- Supreme Court of Canada

Hearing: February 23, 1991 Judgment: May 27, 2000
- Full case name: James Warren Wells v Her Majesty The Queen
- Citations: [2000] 1 S.C.R. 207
- Ruling: Appeal dismissed

Court membership
- Chief Justice: Antonio Lamer Puisne Justices: Claire L'Heureux-Dubé, Charles Gonthier, Beverley McLachlin, Frank Iacobucci, John C. Major, Michel Bastarache, Ian Binnie, Louise Arbour

Reasons given
- Unanimous reasons by: Iacobucci J.

= R v Wells =

R v Wells is a decision of the Supreme Court of Canada with respect to sentencing principles set out in s 718.2(e) of the Criminal Code, relating to Aboriginal offenders. The decision clarified the principles set out in the Court's earlier decision in R v Gladue.

==Background==
The offender was attending a house party where he assaulted an 18-year-old girl while she was sleeping. The offender was convicted. At the sentencing hearing he asked for a conditional sentence, citing s 718.2(e) of the Criminal Code, which directs that sentencing courts should take the circumstances of Aboriginal offenders into account when considering whether to give a non-custodial sentence.
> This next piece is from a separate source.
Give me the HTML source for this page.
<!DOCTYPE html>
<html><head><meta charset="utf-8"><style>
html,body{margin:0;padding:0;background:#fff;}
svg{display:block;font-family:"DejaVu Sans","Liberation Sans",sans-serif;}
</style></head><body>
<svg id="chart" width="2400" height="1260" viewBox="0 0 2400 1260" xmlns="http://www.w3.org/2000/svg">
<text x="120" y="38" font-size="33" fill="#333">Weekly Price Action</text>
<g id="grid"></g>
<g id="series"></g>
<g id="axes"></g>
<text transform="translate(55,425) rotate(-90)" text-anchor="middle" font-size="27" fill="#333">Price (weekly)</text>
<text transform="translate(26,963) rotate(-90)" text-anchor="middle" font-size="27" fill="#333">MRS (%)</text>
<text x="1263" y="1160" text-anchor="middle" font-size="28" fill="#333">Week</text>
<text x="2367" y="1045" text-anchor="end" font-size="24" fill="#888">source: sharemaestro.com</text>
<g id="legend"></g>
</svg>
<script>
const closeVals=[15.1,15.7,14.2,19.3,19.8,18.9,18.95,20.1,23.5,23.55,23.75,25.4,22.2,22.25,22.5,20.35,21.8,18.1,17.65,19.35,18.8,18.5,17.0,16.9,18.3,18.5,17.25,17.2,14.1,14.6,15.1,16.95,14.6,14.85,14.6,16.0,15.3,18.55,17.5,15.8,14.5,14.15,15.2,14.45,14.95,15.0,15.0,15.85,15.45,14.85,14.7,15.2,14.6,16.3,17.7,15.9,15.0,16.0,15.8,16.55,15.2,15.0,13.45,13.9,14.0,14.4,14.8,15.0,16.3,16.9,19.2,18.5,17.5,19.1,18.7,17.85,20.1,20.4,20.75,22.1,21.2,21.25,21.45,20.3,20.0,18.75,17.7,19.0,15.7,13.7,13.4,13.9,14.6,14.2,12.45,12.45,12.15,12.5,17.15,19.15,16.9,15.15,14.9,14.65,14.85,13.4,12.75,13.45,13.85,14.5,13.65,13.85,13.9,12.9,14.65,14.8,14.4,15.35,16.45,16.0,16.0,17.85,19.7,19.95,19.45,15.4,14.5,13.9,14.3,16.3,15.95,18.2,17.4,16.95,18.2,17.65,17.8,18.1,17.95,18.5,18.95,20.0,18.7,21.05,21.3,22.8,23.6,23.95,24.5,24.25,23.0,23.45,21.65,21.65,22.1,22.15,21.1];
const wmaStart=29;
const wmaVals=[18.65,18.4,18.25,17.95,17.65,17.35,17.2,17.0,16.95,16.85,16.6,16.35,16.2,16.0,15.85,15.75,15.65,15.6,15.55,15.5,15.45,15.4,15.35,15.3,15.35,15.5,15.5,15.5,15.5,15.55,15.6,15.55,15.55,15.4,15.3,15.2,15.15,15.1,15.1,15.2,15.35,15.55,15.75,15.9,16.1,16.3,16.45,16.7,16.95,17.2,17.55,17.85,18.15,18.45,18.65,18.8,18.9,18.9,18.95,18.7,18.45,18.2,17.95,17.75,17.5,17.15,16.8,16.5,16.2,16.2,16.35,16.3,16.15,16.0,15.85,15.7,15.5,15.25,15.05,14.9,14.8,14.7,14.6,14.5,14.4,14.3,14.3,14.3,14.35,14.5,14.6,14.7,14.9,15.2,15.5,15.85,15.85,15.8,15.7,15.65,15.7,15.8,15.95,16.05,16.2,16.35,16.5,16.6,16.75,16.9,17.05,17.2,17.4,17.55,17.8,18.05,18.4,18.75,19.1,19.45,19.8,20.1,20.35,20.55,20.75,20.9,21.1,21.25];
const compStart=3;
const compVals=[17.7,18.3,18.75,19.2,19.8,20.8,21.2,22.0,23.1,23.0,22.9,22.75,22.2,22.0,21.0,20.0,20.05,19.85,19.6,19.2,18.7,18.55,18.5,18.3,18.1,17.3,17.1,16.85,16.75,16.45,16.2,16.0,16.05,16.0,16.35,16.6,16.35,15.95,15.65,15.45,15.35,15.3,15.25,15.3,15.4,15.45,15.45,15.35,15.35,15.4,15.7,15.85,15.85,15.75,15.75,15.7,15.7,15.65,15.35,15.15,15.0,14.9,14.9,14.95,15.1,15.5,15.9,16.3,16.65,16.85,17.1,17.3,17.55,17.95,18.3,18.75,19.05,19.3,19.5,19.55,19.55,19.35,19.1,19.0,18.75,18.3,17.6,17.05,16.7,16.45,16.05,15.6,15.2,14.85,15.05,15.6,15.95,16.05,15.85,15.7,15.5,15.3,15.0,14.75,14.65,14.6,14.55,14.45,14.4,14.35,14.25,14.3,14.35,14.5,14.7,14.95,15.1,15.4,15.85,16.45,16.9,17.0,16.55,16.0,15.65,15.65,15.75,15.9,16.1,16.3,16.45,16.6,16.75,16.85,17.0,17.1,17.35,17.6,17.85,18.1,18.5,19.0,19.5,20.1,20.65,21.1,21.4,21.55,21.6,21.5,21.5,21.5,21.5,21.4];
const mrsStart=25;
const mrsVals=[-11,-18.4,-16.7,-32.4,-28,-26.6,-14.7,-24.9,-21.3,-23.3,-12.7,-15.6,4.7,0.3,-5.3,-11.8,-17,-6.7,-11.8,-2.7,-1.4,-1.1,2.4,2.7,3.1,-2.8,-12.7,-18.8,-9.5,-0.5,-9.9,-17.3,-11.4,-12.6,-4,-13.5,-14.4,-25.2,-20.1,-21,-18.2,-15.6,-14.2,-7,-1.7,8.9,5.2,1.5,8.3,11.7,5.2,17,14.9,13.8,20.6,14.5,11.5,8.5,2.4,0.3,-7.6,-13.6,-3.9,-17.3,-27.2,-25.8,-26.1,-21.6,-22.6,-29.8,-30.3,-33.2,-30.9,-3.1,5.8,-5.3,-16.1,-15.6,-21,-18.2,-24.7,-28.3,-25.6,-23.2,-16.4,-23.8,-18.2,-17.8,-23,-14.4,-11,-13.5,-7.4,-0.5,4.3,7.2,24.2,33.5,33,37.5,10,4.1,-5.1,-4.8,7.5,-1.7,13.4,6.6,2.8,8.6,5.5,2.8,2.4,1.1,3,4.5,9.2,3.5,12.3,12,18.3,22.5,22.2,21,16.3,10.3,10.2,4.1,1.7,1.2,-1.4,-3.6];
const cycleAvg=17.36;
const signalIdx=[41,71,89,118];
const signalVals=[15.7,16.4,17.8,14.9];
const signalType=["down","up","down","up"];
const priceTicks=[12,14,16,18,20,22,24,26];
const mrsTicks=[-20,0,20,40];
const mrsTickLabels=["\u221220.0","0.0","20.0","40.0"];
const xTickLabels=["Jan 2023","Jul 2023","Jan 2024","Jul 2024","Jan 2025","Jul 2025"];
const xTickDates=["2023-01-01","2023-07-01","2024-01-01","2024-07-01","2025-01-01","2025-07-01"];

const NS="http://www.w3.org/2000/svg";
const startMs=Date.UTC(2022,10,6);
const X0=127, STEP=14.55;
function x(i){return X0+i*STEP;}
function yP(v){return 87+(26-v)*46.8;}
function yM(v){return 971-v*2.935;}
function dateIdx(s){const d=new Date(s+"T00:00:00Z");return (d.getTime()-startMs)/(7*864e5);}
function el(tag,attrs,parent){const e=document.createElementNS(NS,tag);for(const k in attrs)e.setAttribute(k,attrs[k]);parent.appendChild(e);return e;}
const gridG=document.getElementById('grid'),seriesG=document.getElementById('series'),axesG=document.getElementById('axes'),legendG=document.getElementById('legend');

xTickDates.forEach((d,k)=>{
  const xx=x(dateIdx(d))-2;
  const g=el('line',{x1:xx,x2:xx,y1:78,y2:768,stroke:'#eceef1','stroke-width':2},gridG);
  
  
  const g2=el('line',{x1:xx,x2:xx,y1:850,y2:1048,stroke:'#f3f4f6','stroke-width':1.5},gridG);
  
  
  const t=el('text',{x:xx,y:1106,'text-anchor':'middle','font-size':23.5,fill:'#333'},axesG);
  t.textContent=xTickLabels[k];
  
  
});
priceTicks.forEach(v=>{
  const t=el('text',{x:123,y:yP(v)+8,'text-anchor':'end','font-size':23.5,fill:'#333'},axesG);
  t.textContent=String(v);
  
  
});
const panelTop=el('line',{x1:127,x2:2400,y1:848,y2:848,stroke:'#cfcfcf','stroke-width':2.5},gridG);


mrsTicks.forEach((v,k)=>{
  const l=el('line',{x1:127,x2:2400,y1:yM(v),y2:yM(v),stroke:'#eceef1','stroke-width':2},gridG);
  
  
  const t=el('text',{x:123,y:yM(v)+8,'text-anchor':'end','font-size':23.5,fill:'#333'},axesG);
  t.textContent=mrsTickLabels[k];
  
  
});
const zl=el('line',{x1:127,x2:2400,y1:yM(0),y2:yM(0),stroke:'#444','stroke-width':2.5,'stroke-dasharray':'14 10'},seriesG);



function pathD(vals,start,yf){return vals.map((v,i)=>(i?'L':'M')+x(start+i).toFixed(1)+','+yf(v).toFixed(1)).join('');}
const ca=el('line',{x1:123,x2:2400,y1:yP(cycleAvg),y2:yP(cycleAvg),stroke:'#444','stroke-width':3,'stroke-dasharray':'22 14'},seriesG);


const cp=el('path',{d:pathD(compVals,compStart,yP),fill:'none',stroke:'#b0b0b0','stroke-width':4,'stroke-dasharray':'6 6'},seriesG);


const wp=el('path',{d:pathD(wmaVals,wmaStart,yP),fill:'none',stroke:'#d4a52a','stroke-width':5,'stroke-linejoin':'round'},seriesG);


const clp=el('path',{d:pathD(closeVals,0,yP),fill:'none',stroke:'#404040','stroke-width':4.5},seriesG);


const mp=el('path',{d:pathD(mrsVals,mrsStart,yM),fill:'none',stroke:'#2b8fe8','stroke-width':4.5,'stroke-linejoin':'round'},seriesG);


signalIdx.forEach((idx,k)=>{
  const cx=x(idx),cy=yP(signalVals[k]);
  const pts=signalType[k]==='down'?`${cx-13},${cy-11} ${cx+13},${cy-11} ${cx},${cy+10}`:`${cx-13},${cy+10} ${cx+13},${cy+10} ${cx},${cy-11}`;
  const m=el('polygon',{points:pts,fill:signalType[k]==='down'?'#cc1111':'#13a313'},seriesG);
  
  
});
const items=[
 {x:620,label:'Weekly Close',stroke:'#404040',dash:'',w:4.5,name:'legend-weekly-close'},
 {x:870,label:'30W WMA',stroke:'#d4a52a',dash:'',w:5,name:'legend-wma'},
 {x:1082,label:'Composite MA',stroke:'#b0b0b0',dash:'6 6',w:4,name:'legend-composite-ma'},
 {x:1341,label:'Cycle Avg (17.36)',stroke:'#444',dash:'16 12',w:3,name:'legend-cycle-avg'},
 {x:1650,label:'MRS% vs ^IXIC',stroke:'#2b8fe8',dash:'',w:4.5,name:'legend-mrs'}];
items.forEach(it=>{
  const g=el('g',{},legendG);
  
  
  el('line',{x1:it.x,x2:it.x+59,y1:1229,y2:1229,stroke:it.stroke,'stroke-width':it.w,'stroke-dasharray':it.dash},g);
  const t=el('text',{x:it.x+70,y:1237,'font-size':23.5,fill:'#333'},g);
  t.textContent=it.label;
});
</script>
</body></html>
The trial judge agreed that the court must take into account the offender's Aboriginal heritage, but held that the sentence could not be served in the community since it would not provide sufficient denunciation and deterrence. The Alberta Court of Appeal upheld the sentence.

==Reasons of the Court==
Justice Iacobucci for a unanimous court held that where the severity of the offence increases, the applicability of s. 718.2(e) decreases. For crimes of violence and where the offender is a substantial risk to the community, the offender should receive a sentence substantially similar to non-Aboriginal offenders.